# [Task goal]
Only the number is wanted: count the lines in the data with "this" in them.
-- Begin Input --
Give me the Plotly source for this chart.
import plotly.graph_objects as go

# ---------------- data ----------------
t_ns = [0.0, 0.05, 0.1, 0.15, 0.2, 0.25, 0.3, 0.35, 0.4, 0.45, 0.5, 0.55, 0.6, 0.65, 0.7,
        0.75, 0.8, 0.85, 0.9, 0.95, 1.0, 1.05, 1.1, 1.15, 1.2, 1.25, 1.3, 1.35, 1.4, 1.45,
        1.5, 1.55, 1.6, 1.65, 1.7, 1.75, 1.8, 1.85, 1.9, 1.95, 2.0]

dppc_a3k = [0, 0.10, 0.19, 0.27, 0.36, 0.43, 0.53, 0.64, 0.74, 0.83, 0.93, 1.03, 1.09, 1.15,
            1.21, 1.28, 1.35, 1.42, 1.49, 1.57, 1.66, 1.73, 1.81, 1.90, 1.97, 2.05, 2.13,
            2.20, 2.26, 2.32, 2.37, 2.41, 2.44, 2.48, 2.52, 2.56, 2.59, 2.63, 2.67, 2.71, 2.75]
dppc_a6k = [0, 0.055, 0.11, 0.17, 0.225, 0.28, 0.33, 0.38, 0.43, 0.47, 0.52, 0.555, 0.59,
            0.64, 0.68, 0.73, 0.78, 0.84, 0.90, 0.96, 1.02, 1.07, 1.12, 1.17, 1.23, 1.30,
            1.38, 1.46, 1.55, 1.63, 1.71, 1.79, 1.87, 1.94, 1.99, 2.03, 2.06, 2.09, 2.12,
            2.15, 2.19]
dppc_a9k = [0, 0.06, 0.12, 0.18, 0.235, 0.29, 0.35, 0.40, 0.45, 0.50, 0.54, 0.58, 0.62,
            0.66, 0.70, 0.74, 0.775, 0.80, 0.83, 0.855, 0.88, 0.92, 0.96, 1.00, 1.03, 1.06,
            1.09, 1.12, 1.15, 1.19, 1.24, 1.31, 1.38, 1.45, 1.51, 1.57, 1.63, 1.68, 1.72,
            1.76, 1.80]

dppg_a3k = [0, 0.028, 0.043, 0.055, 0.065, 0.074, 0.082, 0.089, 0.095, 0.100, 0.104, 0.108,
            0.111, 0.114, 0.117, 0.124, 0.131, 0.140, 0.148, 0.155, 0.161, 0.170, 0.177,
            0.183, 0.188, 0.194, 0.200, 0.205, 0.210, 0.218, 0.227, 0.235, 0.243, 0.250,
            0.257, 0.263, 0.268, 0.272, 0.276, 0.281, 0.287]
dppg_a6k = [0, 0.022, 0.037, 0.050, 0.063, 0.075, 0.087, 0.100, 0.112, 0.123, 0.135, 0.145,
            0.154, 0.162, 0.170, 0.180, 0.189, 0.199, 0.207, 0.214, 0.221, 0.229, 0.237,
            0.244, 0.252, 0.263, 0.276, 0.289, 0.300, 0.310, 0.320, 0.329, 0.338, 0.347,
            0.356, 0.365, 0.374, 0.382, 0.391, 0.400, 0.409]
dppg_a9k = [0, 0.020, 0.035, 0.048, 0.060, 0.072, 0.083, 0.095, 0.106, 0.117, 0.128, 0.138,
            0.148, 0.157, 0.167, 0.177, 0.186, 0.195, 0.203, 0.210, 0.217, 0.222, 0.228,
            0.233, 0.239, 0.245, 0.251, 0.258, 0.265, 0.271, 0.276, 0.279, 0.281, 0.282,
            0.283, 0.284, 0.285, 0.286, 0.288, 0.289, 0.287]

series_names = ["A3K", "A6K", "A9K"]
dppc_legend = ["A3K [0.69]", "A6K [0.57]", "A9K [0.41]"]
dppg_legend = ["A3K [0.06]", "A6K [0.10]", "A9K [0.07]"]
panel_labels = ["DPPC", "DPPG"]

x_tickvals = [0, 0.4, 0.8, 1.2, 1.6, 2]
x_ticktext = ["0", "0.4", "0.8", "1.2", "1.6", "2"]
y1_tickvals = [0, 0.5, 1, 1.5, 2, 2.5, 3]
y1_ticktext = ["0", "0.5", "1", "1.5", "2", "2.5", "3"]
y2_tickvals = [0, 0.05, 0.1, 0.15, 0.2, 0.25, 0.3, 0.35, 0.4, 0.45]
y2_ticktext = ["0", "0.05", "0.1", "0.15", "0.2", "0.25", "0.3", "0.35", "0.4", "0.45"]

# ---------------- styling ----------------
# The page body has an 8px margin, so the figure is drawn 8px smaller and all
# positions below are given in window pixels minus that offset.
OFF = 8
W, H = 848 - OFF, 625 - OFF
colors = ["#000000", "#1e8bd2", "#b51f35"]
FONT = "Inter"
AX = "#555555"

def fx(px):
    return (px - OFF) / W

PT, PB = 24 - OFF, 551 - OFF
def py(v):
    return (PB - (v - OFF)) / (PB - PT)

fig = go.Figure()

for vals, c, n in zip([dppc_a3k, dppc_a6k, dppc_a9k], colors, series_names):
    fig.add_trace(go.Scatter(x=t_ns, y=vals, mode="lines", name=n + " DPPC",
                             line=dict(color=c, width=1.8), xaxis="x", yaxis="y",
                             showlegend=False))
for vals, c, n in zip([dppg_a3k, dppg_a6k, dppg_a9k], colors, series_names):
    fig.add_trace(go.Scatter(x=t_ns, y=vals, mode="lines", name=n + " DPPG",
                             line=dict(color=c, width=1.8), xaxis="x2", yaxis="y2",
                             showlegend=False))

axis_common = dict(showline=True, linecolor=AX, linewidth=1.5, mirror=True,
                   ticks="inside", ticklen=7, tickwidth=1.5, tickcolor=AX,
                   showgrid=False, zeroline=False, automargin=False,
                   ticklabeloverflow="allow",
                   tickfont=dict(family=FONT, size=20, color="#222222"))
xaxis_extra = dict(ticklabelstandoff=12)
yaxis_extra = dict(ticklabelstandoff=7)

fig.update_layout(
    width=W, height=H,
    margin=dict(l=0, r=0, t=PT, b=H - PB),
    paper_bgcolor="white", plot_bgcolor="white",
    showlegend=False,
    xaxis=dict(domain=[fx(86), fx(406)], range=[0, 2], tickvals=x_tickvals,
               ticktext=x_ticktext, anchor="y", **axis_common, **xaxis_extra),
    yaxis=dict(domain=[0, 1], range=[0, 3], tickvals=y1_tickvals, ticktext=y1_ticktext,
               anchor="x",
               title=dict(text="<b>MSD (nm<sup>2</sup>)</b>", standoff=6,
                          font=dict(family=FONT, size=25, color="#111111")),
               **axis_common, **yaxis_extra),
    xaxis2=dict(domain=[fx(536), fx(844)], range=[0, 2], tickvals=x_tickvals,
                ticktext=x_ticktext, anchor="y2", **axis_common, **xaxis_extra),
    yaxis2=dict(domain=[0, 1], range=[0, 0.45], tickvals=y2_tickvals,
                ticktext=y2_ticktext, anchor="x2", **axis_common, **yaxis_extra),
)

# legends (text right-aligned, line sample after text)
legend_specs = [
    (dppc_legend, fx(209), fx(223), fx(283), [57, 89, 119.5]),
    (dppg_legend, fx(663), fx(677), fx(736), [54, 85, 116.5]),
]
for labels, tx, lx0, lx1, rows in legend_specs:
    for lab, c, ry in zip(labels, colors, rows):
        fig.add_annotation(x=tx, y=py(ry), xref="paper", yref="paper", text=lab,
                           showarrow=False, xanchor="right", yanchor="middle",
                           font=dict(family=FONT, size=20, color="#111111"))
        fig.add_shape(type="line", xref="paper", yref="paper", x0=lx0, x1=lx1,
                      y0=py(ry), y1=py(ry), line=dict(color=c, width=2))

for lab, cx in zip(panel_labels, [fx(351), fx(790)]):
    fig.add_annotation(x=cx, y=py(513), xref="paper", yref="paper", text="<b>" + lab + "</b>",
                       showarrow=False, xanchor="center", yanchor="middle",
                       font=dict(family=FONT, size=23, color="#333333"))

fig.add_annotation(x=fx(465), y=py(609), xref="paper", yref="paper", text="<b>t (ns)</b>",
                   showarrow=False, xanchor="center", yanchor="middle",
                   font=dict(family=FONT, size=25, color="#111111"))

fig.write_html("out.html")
-- End Input --
-- Begin Input --
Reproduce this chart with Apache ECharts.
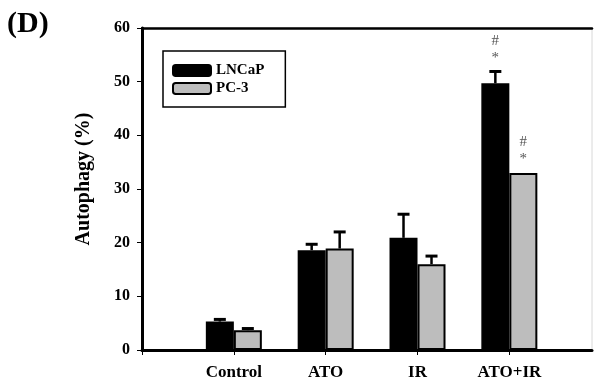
-- End Input --
-- Begin Input --
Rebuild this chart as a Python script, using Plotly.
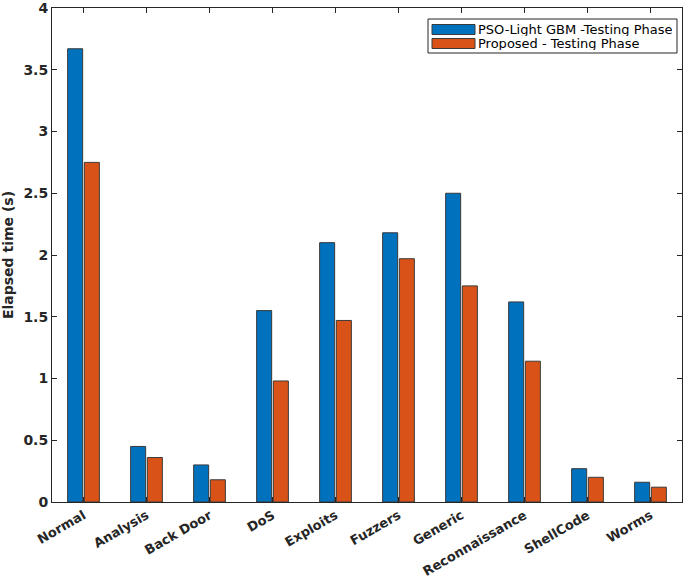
-- End Input --
# [Task output]
3